Here is the opening sentence of Karl Ove Knausgaard’s meditation on beds.:
With its four legs and its flat, soft surface, the bed gently accommodates one of our most basic needs: it is good to lie down in bed, and it is good to sleep in them through the night.
Well, you learn something every day.
Actually you do, if you are very young, or at least you are meant to. For this is one of Knausgaard’s letters to his unborn daughter, and he’s written one book for each season, 20 letters per month, for her to be able to see the world, or for Knausgaard to see it again, anew. It is a mission freighted with honourable intent.
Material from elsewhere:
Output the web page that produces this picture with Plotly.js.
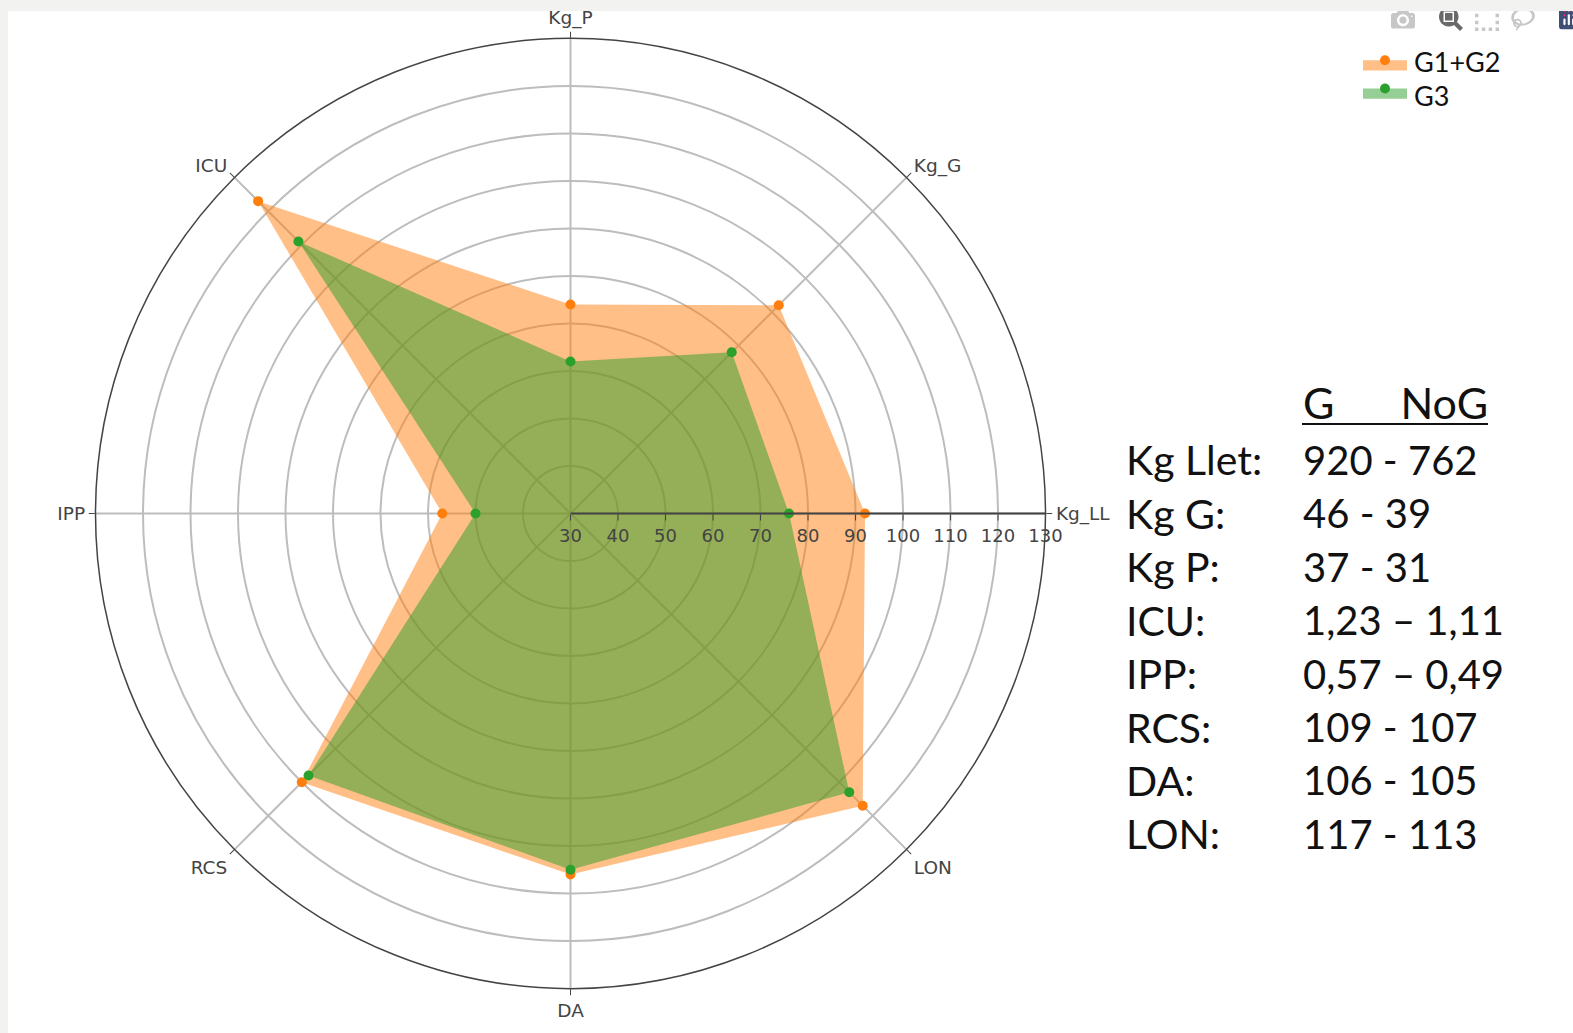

He writes on subjects that are dear to an infant’s heart: beds (as we have seen), but also daguerreotypes, Flaubert, thermos flasks, August Sander (you may well ask. German photographer, very good, not well known over here). Also: wasps, labia, lice, teeth, and the sun. Among others. You get the idea. Anything he fancies, really.
For some people it is difficult to find the right tone when speaking to children. On the one hand, they resent being talked down to. On the other, you have to make allowances for their smaller frame of reference. Knausgaard, it has to be said, manages, for the adult reader at least, to get things exactly wrong, quite a lot of the time. (The adult reader is the one he needs to worry about because children, even the ones who have made it out of the womb, do not have £16.99, or the Norwegian equivalent, to spend on books like this and, besides, have other claims on their attention.)
So when we read, in his essay on chewing gum, that it usually comes in two forms, either as small pillow-shaped pellets or as flat oblong sticks, we may feel a certain impatience.